To be done:
Looking at the listing, state how many of its lines contain the string "matplotlib". Write only the number.
BEGIN Records
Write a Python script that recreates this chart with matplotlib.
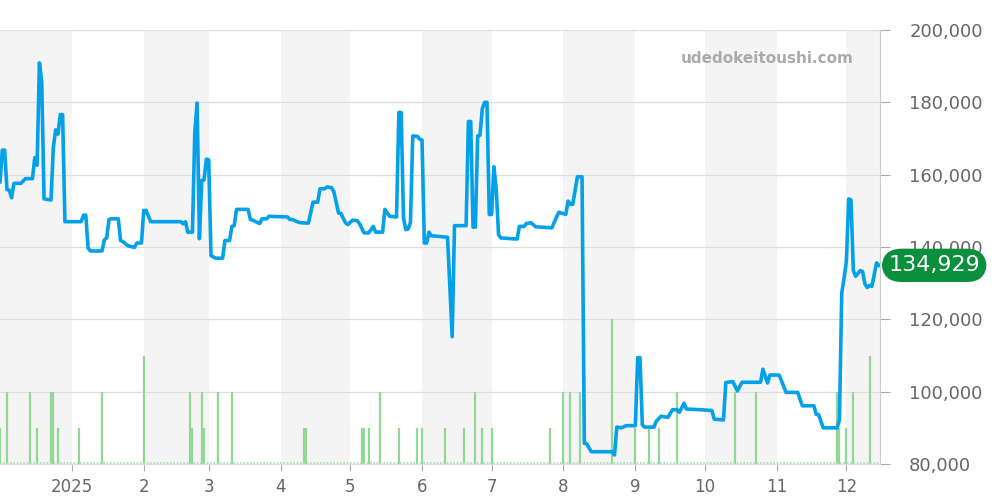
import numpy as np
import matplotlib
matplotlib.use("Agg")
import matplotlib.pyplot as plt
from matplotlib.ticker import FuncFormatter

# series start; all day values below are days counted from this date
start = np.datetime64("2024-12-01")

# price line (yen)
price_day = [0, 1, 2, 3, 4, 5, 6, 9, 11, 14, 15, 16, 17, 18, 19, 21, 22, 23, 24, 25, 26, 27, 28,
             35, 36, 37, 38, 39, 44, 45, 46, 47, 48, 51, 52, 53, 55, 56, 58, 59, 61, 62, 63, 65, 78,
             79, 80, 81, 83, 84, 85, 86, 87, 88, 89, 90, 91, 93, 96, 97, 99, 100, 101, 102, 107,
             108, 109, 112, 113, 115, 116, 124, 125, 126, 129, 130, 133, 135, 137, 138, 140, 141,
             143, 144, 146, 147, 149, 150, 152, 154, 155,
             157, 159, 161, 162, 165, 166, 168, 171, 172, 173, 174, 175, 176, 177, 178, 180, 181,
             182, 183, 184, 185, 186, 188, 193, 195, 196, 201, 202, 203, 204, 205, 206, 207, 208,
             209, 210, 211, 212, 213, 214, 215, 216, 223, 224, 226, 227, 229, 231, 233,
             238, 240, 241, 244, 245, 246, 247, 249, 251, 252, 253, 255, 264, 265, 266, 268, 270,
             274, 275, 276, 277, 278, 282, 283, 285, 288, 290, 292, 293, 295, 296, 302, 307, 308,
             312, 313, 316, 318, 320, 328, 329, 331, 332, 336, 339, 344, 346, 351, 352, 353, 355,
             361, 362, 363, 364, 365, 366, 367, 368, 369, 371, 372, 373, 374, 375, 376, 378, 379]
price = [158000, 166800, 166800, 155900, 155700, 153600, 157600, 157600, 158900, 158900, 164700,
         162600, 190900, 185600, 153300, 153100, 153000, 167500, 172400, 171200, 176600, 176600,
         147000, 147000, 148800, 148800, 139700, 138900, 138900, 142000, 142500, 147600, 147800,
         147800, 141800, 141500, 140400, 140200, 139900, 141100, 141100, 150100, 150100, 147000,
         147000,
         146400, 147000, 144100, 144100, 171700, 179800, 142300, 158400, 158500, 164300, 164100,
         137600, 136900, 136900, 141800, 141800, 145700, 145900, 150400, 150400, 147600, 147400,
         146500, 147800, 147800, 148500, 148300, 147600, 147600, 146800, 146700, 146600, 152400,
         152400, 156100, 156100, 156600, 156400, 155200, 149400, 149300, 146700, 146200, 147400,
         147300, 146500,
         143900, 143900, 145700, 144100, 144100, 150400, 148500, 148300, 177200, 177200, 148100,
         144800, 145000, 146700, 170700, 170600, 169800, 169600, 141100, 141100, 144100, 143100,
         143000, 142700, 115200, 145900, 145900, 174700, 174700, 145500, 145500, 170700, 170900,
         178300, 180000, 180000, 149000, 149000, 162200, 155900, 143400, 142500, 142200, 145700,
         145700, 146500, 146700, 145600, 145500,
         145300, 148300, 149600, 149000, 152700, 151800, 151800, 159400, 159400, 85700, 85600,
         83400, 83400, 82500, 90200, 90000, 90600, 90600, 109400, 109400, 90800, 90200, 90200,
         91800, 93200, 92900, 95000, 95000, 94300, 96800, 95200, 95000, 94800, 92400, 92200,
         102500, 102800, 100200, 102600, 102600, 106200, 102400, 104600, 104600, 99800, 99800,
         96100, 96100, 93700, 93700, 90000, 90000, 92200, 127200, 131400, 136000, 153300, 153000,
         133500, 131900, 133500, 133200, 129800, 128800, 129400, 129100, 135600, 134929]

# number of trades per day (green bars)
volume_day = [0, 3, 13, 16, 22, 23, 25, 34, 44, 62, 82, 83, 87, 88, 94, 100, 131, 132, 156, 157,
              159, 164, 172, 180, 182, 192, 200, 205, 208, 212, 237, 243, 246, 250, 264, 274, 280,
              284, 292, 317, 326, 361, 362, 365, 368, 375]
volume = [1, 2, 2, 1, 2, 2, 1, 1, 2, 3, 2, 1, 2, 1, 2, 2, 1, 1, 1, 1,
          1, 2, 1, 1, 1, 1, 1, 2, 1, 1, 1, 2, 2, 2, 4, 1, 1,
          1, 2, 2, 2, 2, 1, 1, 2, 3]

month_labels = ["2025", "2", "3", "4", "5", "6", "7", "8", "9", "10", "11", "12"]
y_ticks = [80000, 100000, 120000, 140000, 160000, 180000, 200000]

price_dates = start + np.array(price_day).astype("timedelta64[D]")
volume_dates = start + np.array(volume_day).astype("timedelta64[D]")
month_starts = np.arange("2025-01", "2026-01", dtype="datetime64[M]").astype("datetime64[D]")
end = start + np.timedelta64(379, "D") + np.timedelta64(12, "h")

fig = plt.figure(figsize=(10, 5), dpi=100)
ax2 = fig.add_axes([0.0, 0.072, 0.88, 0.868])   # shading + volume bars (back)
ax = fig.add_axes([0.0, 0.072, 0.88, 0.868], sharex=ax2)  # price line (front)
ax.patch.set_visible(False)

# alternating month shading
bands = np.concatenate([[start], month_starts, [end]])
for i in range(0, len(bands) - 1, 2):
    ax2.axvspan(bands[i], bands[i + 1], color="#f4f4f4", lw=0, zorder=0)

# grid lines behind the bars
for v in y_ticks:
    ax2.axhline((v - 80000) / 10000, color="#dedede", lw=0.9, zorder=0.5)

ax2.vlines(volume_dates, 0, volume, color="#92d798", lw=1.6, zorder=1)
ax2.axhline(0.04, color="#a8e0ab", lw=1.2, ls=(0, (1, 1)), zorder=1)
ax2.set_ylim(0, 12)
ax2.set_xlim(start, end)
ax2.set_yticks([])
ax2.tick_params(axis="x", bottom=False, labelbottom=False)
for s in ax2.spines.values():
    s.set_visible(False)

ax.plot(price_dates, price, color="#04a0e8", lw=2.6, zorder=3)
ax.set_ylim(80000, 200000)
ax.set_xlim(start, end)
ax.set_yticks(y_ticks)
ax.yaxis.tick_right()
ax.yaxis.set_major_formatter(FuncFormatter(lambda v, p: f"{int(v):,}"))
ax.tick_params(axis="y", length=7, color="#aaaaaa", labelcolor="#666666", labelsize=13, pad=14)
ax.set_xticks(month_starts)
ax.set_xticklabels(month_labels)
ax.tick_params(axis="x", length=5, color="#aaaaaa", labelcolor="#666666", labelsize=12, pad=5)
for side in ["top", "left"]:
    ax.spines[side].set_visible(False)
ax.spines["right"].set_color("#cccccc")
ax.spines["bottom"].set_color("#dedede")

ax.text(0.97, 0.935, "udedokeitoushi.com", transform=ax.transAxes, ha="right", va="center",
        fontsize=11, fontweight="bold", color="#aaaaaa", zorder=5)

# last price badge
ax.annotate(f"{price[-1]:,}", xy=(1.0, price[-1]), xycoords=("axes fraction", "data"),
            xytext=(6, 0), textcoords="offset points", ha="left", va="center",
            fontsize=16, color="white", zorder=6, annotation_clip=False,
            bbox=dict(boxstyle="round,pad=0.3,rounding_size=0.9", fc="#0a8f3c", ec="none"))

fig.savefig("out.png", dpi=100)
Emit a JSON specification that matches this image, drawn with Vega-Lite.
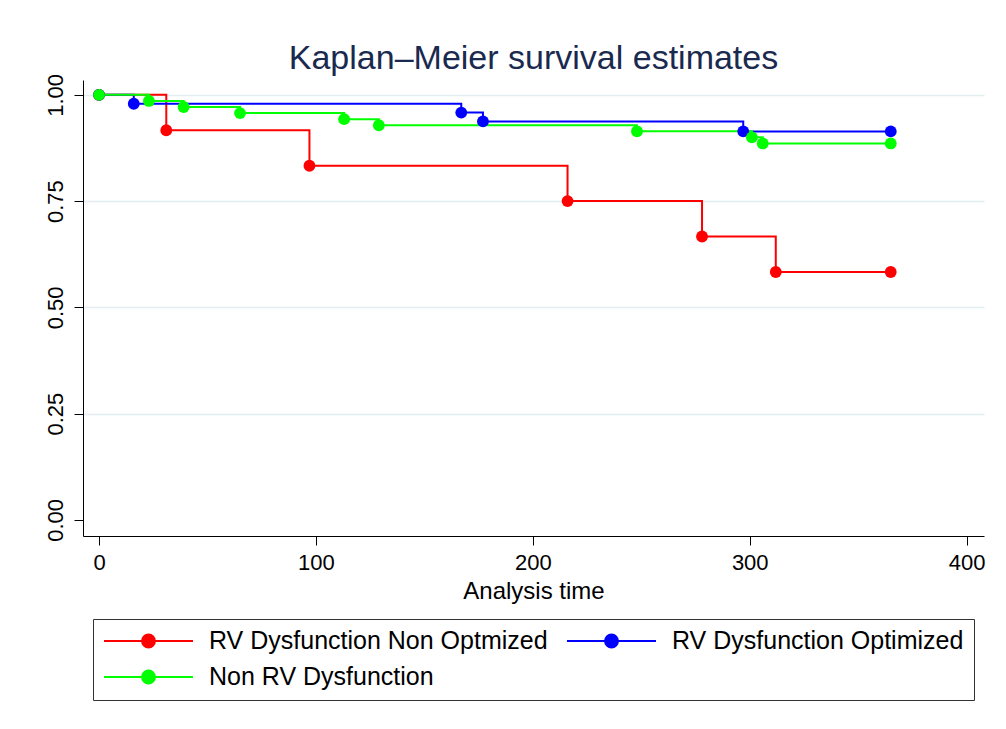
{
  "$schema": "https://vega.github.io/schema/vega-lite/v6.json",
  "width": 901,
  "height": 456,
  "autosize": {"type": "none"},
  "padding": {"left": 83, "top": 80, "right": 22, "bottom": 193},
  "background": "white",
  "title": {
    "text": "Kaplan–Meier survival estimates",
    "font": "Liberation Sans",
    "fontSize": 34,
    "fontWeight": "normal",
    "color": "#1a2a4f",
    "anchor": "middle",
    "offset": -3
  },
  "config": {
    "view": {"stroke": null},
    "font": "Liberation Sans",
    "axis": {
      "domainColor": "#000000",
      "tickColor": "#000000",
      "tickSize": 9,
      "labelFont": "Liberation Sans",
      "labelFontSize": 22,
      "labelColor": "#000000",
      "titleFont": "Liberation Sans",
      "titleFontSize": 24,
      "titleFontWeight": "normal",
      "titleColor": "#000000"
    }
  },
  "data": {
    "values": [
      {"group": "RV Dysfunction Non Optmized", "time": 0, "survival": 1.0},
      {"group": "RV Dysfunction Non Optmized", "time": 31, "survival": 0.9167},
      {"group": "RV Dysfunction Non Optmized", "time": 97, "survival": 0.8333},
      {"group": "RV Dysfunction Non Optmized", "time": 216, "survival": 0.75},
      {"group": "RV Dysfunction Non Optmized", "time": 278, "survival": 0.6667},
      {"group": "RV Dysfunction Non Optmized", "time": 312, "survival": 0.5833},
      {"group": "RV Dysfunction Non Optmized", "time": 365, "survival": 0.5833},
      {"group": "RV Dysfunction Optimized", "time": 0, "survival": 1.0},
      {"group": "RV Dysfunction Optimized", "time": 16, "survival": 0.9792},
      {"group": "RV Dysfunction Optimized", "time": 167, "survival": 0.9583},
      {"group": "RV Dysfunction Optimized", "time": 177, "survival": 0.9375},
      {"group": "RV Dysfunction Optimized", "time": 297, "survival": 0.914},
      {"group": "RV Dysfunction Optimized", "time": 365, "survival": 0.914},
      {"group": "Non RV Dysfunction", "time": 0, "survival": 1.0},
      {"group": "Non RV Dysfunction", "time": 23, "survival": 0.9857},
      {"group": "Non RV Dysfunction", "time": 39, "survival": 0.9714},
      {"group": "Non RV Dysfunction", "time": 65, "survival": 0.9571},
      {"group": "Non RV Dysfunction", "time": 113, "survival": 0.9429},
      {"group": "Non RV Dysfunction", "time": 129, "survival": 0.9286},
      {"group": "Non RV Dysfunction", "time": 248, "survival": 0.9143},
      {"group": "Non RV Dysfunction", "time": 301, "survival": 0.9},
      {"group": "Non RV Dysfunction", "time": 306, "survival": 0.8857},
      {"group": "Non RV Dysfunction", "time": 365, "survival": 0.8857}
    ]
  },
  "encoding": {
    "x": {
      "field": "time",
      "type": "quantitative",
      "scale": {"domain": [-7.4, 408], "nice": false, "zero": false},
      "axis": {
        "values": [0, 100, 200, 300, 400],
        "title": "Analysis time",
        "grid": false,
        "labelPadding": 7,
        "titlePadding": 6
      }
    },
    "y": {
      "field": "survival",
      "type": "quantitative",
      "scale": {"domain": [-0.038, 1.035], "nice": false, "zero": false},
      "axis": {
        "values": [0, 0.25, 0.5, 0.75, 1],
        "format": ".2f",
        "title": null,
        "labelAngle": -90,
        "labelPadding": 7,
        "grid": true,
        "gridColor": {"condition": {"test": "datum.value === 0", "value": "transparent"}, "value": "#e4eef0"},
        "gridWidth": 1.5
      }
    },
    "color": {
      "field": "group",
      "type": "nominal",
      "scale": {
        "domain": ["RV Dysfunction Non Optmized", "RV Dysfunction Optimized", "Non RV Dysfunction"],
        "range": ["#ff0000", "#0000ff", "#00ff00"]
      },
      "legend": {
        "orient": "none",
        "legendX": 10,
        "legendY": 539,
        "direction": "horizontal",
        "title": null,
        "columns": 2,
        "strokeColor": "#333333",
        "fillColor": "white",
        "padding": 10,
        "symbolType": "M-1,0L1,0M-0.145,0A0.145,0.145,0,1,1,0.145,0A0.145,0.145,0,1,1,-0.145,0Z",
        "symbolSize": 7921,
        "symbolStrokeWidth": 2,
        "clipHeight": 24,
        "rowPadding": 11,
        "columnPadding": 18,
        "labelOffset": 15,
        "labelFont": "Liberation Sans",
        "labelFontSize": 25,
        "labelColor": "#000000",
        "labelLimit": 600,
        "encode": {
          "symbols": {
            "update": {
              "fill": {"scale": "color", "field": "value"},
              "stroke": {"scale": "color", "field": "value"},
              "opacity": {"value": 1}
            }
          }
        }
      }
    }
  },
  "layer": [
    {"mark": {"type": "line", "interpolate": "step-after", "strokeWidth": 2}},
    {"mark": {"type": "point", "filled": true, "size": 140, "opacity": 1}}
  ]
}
END Records
Exercise answer:
5